DATA PROVIDED:
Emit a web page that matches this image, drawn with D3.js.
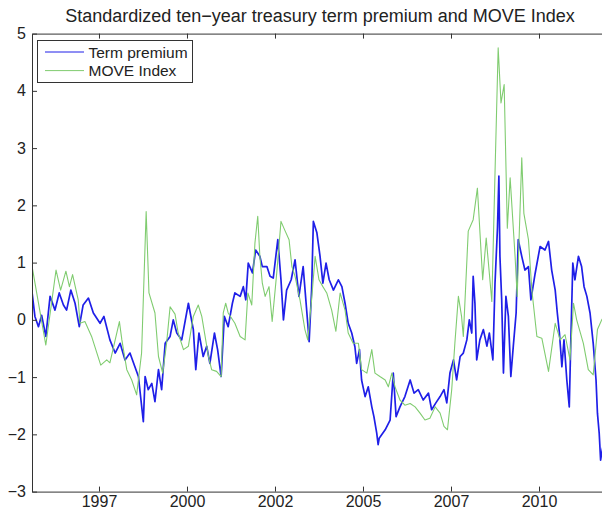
<!DOCTYPE html>
<html>
<head>
<meta charset="utf-8">
<script src="https://cdn.jsdelivr.net/npm/d3@7"></script>
<style>
  html, body { margin: 0; padding: 0; background: #fff; }
  svg { display: block; }
  text { font-family: "Liberation Sans", Arial, Helvetica, sans-serif; fill: #222; }
</style>
</head>
<body>
<svg id="chart" width="602" height="514"></svg>
<script>
const title = "Standardized ten\u2212year treasury term premium and MOVE Index";
const seriesNames = ["Term premium", "MOVE Index"];
const xTickValues = [1997.5, 2000, 2002.5, 2005, 2007.5, 2010];
const xTickLabels = ["1997", "2000", "2002", "2005", "2007", "2010"];
const yTickValues = [-3, -2, -1, 0, 1, 2, 3, 4, 5];
const xDomain = [1995.597, 2011.96];
const yDomain = [-3, 5];

// Term premium (decimal year, standardized value)
const tpYears = [1995.60,1995.68,1995.78,1995.87,1995.99,1996.11,1996.25,1996.37,1996.49,1996.58,1996.70,1996.82,1996.94,1997.05,1997.20,1997.34,1997.53,1997.64,1997.81,1997.96,1998.10,1998.24,1998.38,1998.52,1998.62,1998.76,1998.81,1998.90,1999.00,1999.09,1999.19,1999.28,1999.38,1999.52,1999.61,1999.71,1999.85,2000.04,2000.18,2000.25,2000.34,2000.46,2000.56,2000.65,2000.78,2000.87,2000.97,2001.06,2001.17,2001.29,2001.36,2001.51,2001.60,2001.67,2001.74,2001.86,2001.95,2002.07,2002.14,2002.27,2002.36,2002.45,2002.58,2002.67,2002.74,2002.83,2002.96,2003.07,2003.18,2003.30,2003.43,2003.47,2003.54,2003.59,2003.69,2003.78,2003.86,2003.95,2004.04,2004.16,2004.30,2004.40,2004.49,2004.58,2004.68,2004.77,2004.82,2004.90,2004.96,2005.06,2005.15,2005.25,2005.31,2005.39,2005.43,2005.46,2005.63,2005.77,2005.86,2005.94,2006.05,2006.19,2006.34,2006.45,2006.57,2006.71,2006.86,2006.95,2007.07,2007.19,2007.30,2007.38,2007.47,2007.57,2007.66,2007.76,2007.85,2007.95,2008.02,2008.09,2008.13,2008.18,2008.23,2008.32,2008.42,2008.52,2008.59,2008.69,2008.75,2008.82,2008.86,2008.89,2008.94,2008.99,2009.06,2009.13,2009.20,2009.27,2009.35,2009.41,2009.51,2009.60,2009.70,2009.77,2009.89,2010.03,2010.17,2010.27,2010.36,2010.46,2010.52,2010.58,2010.65,2010.71,2010.79,2010.86,2010.90,2010.96,2011.02,2011.12,2011.21,2011.28,2011.36,2011.45,2011.54,2011.62,2011.66,2011.71,2011.75,2011.78,2011.82];
const tpValues = [0.47,0.06,-0.12,0.08,-0.29,0.41,0.17,0.47,0.26,0.17,0.52,0.29,-0.12,0.26,0.38,0.12,-0.06,0.06,-0.35,-0.58,-0.41,-0.70,-0.58,-0.82,-0.99,-1.78,-0.99,-1.22,-1.11,-1.43,-0.87,-1.22,-0.41,-0.29,0.00,-0.23,-0.35,0.29,-0.17,-0.87,-0.23,-0.64,-0.46,-0.76,-0.23,-0.52,-0.99,0.06,-0.12,0.29,0.47,0.41,0.58,0.35,0.99,0.82,1.22,1.11,0.93,0.93,0.76,0.73,1.40,0.70,0.00,0.52,0.70,1.05,0.41,0.93,-0.06,-0.38,0.52,1.72,1.52,1.11,0.64,0.99,0.70,0.52,0.70,0.58,0.29,-0.06,-0.23,-0.47,-0.76,-0.52,-1.05,-1.34,-1.17,-1.52,-1.69,-1.98,-2.18,-2.07,-1.92,-1.75,-0.93,-1.69,-1.52,-1.34,-1.05,-1.28,-1.22,-1.40,-1.28,-1.57,-1.45,-1.34,-1.22,-1.45,-0.93,-0.70,-1.05,-0.64,-0.58,-0.35,0.00,-0.23,0.76,0.29,-0.70,-0.35,-0.17,-0.46,-0.23,-0.70,0.64,1.60,2.51,1.11,0.35,-0.93,0.41,0.06,-0.99,-0.46,0.12,1.40,1.11,0.87,0.93,0.35,0.81,1.28,1.22,1.37,0.87,0.52,0.12,-0.23,-0.82,-0.35,-1.05,-1.52,-0.46,0.99,0.70,1.11,0.93,0.58,0.41,0.12,-0.41,-1.05,-1.63,-1.98,-2.45,-2.33,-2.20];

// MOVE Index (decimal year, standardized value)
const moveYears = [1995.60,1995.99,1996.28,1996.41,1996.56,1996.66,1996.75,1996.91,1996.96,1997.10,1997.29,1997.55,1997.72,1997.81,1998.08,1998.15,1998.29,1998.43,1998.57,1998.71,1998.84,1998.92,1999.09,1999.19,1999.31,1999.42,1999.52,1999.66,1999.75,1999.90,2000.04,2000.18,2000.32,2000.42,2000.61,2000.70,2000.84,2000.97,2001.03,2001.10,2001.17,2001.36,2001.51,2001.65,2001.73,2001.84,2001.93,2002.01,2002.07,2002.14,2002.22,2002.33,2002.42,2002.55,2002.67,2002.79,2002.90,2002.98,2003.07,2003.21,2003.35,2003.43,2003.54,2003.64,2003.75,2003.86,2003.97,2004.11,2004.23,2004.35,2004.49,2004.58,2004.72,2004.87,2004.96,2005.11,2005.25,2005.34,2005.48,2005.63,2005.72,2005.82,2005.91,2006.05,2006.19,2006.34,2006.48,2006.62,2006.76,2006.90,2007.05,2007.19,2007.30,2007.40,2007.52,2007.61,2007.71,2007.80,2007.85,2007.99,2008.13,2008.25,2008.40,2008.50,2008.66,2008.75,2008.84,2008.92,2009.01,2009.10,2009.18,2009.32,2009.38,2009.51,2009.57,2009.70,2009.80,2009.94,2010.08,2010.27,2010.46,2010.60,2010.74,2010.88,2010.98,2011.07,2011.26,2011.40,2011.54,2011.66,2011.78,2011.85];
const moveValues = [0.93,-0.44,0.87,0.52,0.85,0.58,0.79,0.35,-0.06,-0.03,-0.29,-0.79,-0.70,-0.75,-0.03,-0.35,-0.87,-1.05,-1.31,-0.58,1.89,0.47,0.12,-0.64,-0.93,-0.41,0.23,0.10,-0.23,-0.52,-0.46,0.06,0.26,0.06,-0.64,-0.87,-0.90,-0.99,0.12,0.29,0.12,-0.06,-0.29,-0.35,0.47,0.26,1.34,1.81,1.11,0.64,0.41,0.58,-0.03,0.82,1.72,1.55,1.40,0.93,0.76,0.35,-0.17,-0.35,0.35,1.11,0.70,0.58,0.47,0.17,-0.20,0.47,0.17,-0.23,-0.41,-0.41,-0.87,-0.93,-0.52,-0.93,-0.99,-1.05,-1.17,-0.93,-1.17,-1.40,-1.49,-1.46,-1.52,-1.63,-1.75,-1.72,-1.52,-1.63,-1.86,-1.92,-1.22,-0.41,0.41,0.06,-0.29,1.55,1.75,2.30,0.70,1.43,0.32,2.56,4.75,3.79,4.11,1.60,2.48,1.11,0.41,2.83,1.86,1.40,0.50,-0.29,-0.32,-0.90,-0.06,-0.35,-0.26,-0.70,0.29,0.00,-0.41,-0.87,-0.96,-0.17,0.00,0.05];

const colors = ["#1f1fe8", "#80cc70"];

const svg = d3.select("#chart");
const pLeft = 32, pRight = 608, pTop = 33.6, pBottom = 491.6;

const x = d3.scaleLinear().domain(xDomain).range([pLeft, pRight]);
const y = d3.scaleLinear().domain(yDomain).range([pBottom, pTop]);

svg.append("defs").append("clipPath").attr("id", "clip")
  .append("rect").attr("x", pLeft).attr("y", pTop).attr("width", pRight - pLeft).attr("height", pBottom - pTop);

const line = d3.line().x(d => x(d[0])).y(d => y(d[1]));
const tpData = tpYears.map((t, i) => [t, tpValues[i]]);
const moveData = moveYears.map((t, i) => [t, moveValues[i]]);

const plot = svg.append("g").attr("clip-path", "url(#clip)");
plot.append("path").datum(tpData).attr("d", line)
  .attr("fill", "none").attr("stroke", colors[0]).attr("stroke-width", 1.7).attr("stroke-linejoin", "round");
plot.append("path").datum(moveData).attr("d", line)
  .attr("fill", "none").attr("stroke", colors[1]).attr("stroke-width", 1.1).attr("stroke-linejoin", "round");

// axes
const fmtY = d => (d < 0 ? "\u2212" + Math.abs(d) : String(d));
const axB = d3.axisBottom(x).tickValues(xTickValues).tickFormat((d, i) => xTickLabels[i]).tickSizeInner(-5).tickSizeOuter(0).tickPadding(4);
const axT = d3.axisTop(x).tickValues(xTickValues).tickFormat("").tickSizeInner(-5).tickSizeOuter(0);
const axL = d3.axisLeft(y).tickValues(yTickValues).tickFormat(fmtY).tickSizeInner(-5).tickSizeOuter(0).tickPadding(6);

function style(g) {
  g.selectAll("path.domain").attr("stroke", "#333").attr("stroke-width", 1);
  g.selectAll(".tick line").attr("stroke", "#333").attr("stroke-width", 1);
  g.selectAll(".tick text").style("font-size", "16px").attr("fill", "#222")
    .style("font-family", "'Liberation Sans', Arial, Helvetica, sans-serif");
}
svg.append("g").attr("transform", `translate(0,${pBottom})`).call(axB).call(style);
svg.append("g").attr("transform", `translate(0,${pTop})`).call(axT).call(style);
svg.append("g").attr("transform", `translate(${pLeft},0)`).call(axL).call(style);

// title
svg.append("text").attr("x", (pLeft + pRight) / 2).attr("y", 22)
  .attr("text-anchor", "middle").style("font-size", "18px").text(title);

// legend
const lg = svg.append("g");
lg.append("rect").attr("x", 37.5).attr("y", 40.5).attr("width", 155).attr("height", 42)
  .attr("fill", "#fff").attr("stroke", "#333").attr("stroke-width", 1);
seriesNames.forEach((name, i) => {
  const yy = 52 + i * 18.6;
  lg.append("line").attr("x1", 45).attr("x2", 84).attr("y1", yy).attr("y2", yy)
    .attr("stroke", colors[i]).attr("stroke-width", 1);
  lg.append("text").attr("x", 88.5).attr("y", yy + 5.5).style("font-size", "15.5px").text(name);
});
</script>
</body>
</html>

INSTRUCTIONS TO FOLLOW:
Only the lines from the top of the data through the line with "const yDomain = [-3, 5];" should be quoted, exactly and with both ends kept; skip the pictures.

SOLUTION TO THIS EXERCISE:
Emit a web page that matches this image, drawn with D3.js.
<!DOCTYPE html>
<html>
<head>
<meta charset="utf-8">
<script src="https://cdn.jsdelivr.net/npm/d3@7"></script>
<style>
  html, body { margin: 0; padding: 0; background: #fff; }
  svg { display: block; }
  text { font-family: "Liberation Sans", Arial, Helvetica, sans-serif; fill: #222; }
</style>
</head>
<body>
<svg id="chart" width="602" height="514"></svg>
<script>
const title = "Standardized ten\u2212year treasury term premium and MOVE Index";
const seriesNames = ["Term premium", "MOVE Index"];
const xTickValues = [1997.5, 2000, 2002.5, 2005, 2007.5, 2010];
const xTickLabels = ["1997", "2000", "2002", "2005", "2007", "2010"];
const yTickValues = [-3, -2, -1, 0, 1, 2, 3, 4, 5];
const xDomain = [1995.597, 2011.96];
const yDomain = [-3, 5];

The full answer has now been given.